Stated task.
Retype all of the listing exactly, passing over any picture you find.

Provided data.
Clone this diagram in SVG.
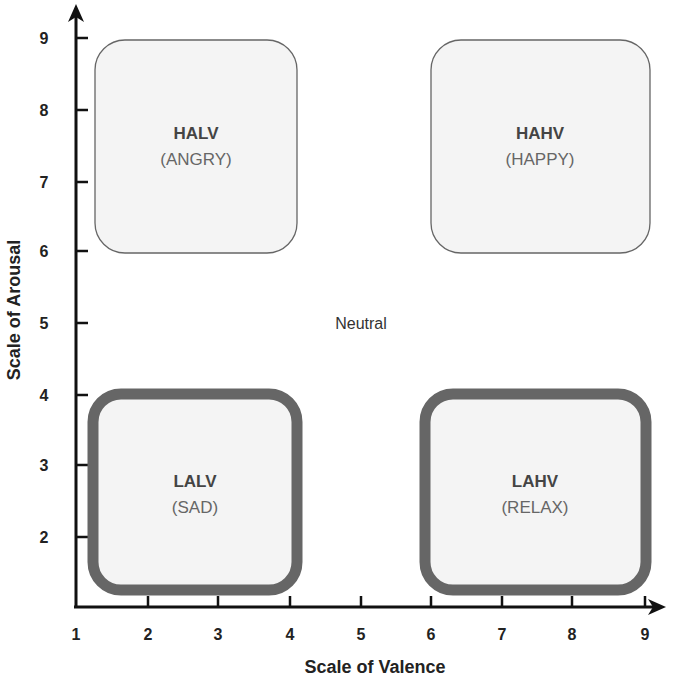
<svg xmlns="http://www.w3.org/2000/svg" width="685" height="688" viewBox="0 0 685 688">
<style>
.ax{stroke:#111;stroke-width:3;fill:none}
.tk{stroke:#111;stroke-width:2.5}
.num{font:bold 16px "Liberation Sans",Arial,sans-serif;fill:#222;text-anchor:middle}
.lab{font:bold 18px "Liberation Sans",Arial,sans-serif;fill:#222;text-anchor:middle}
.thin{fill:#f4f4f4;stroke:#666;stroke-width:1.3}
.thick{fill:#f4f4f4;stroke:#666;stroke-width:11}
.t1{font:bold 17px "Liberation Sans",Arial,sans-serif;fill:#444;text-anchor:middle}
.t2{font:17px "Liberation Sans",Arial,sans-serif;fill:#666;text-anchor:middle}
</style>
<rect width="685" height="688" fill="#fff"/>
<g id="connectors">
<path class="ax" d="M76 607V14M74 607H656"/>
<polygon points="76,4 68,22 76,17 84,22" fill="#111"/>
<polygon points="666,607 648,599 653,607 648,615" fill="#111"/>
<g class="tk">
<path d="M76 38H88M76 110H88M76 182H88M76 251H88M76 323H88M76 395H88M76 465H88M76 537H88"/>
<path d="M148 607V596M218 607V596M290 607V596M361 607V596M431 607V596M502 607V596M572 607V596M645 607V596"/>
</g>
</g>
<g id="ticks">
<text class="num" x="44" y="44">9</text><text class="num" x="44" y="116">8</text><text class="num" x="44" y="188">7</text><text class="num" x="44" y="257">6</text><text class="num" x="44" y="329">5</text><text class="num" x="44" y="401">4</text><text class="num" x="44" y="471">3</text><text class="num" x="44" y="543">2</text>
<text class="num" x="76" y="640">1</text><text class="num" x="148" y="640">2</text><text class="num" x="218" y="640">3</text><text class="num" x="290" y="640">4</text><text class="num" x="361" y="640">5</text><text class="num" x="431" y="640">6</text><text class="num" x="502" y="640">7</text><text class="num" x="572" y="640">8</text><text class="num" x="645" y="640">9</text>
<text class="lab" x="375" y="673">Scale of Valence</text>
<text class="lab" transform="translate(20 310) rotate(-90)">Scale of Arousal</text>
</g>
<g id="halv"><rect class="thin" x="95" y="40" width="202" height="213" rx="30"/><text class="t1" x="196" y="139">HALV</text><text class="t2" x="196" y="165">(ANGRY)</text></g>
<g id="hahv"><rect class="thin" x="431" y="40" width="219" height="213" rx="30"/><text class="t1" x="540" y="139">HAHV</text><text class="t2" x="540" y="165">(HAPPY)</text></g>
<g id="neutral"><text class="t2" x="361" y="329" style="fill:#333;font-size:16px">Neutral</text></g>
<g id="lalv"><rect class="thick" x="93" y="394" width="204" height="196" rx="28"/><text class="t1" x="195" y="487">LALV</text><text class="t2" x="195" y="513">(SAD)</text></g>
<g id="lahv"><rect class="thick" x="425" y="394" width="221" height="196" rx="28"/><text class="t1" x="535" y="487">LAHV</text><text class="t2" x="535" y="513">(RELAX)</text></g>
</svg>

Correct response.
Clone this diagram in SVG.
<svg xmlns="http://www.w3.org/2000/svg" width="685" height="688" viewBox="0 0 685 688">
<style>
.ax{stroke:#111;stroke-width:3;fill:none}
.tk{stroke:#111;stroke-width:2.5}
.num{font:bold 16px "Liberation Sans",Arial,sans-serif;fill:#222;text-anchor:middle}
.lab{font:bold 18px "Liberation Sans",Arial,sans-serif;fill:#222;text-anchor:middle}
.thin{fill:#f4f4f4;stroke:#666;stroke-width:1.3}
.thick{fill:#f4f4f4;stroke:#666;stroke-width:11}
.t1{font:bold 17px "Liberation Sans",Arial,sans-serif;fill:#444;text-anchor:middle}
.t2{font:17px "Liberation Sans",Arial,sans-serif;fill:#666;text-anchor:middle}
</style>
<rect width="685" height="688" fill="#fff"/>
<g id="connectors">
<path class="ax" d="M76 607V14M74 607H656"/>
<polygon points="76,4 68,22 76,17 84,22" fill="#111"/>
<polygon points="666,607 648,599 653,607 648,615" fill="#111"/>
<g class="tk">
<path d="M76 38H88M76 110H88M76 182H88M76 251H88M76 323H88M76 395H88M76 465H88M76 537H88"/>
<path d="M148 607V596M218 607V596M290 607V596M361 607V596M431 607V596M502 607V596M572 607V596M645 607V596"/>
</g>
</g>
<g id="ticks">
<text class="num" x="44" y="44">9</text><text class="num" x="44" y="116">8</text><text class="num" x="44" y="188">7</text><text class="num" x="44" y="257">6</text><text class="num" x="44" y="329">5</text><text class="num" x="44" y="401">4</text><text class="num" x="44" y="471">3</text><text class="num" x="44" y="543">2</text>
<text class="num" x="76" y="640">1</text><text class="num" x="148" y="640">2</text><text class="num" x="218" y="640">3</text><text class="num" x="290" y="640">4</text><text class="num" x="361" y="640">5</text><text class="num" x="431" y="640">6</text><text class="num" x="502" y="640">7</text><text class="num" x="572" y="640">8</text><text class="num" x="645" y="640">9</text>
<text class="lab" x="375" y="673">Scale of Valence</text>
<text class="lab" transform="translate(20 310) rotate(-90)">Scale of Arousal</text>
</g>
<g id="halv"><rect class="thin" x="95" y="40" width="202" height="213" rx="30"/><text class="t1" x="196" y="139">HALV</text><text class="t2" x="196" y="165">(ANGRY)</text></g>
<g id="hahv"><rect class="thin" x="431" y="40" width="219" height="213" rx="30"/><text class="t1" x="540" y="139">HAHV</text><text class="t2" x="540" y="165">(HAPPY)</text></g>
<g id="neutral"><text class="t2" x="361" y="329" style="fill:#333;font-size:16px">Neutral</text></g>
<g id="lalv"><rect class="thick" x="93" y="394" width="204" height="196" rx="28"/><text class="t1" x="195" y="487">LALV</text><text class="t2" x="195" y="513">(SAD)</text></g>
<g id="lahv"><rect class="thick" x="425" y="394" width="221" height="196" rx="28"/><text class="t1" x="535" y="487">LAHV</text><text class="t2" x="535" y="513">(RELAX)</text></g>
</svg>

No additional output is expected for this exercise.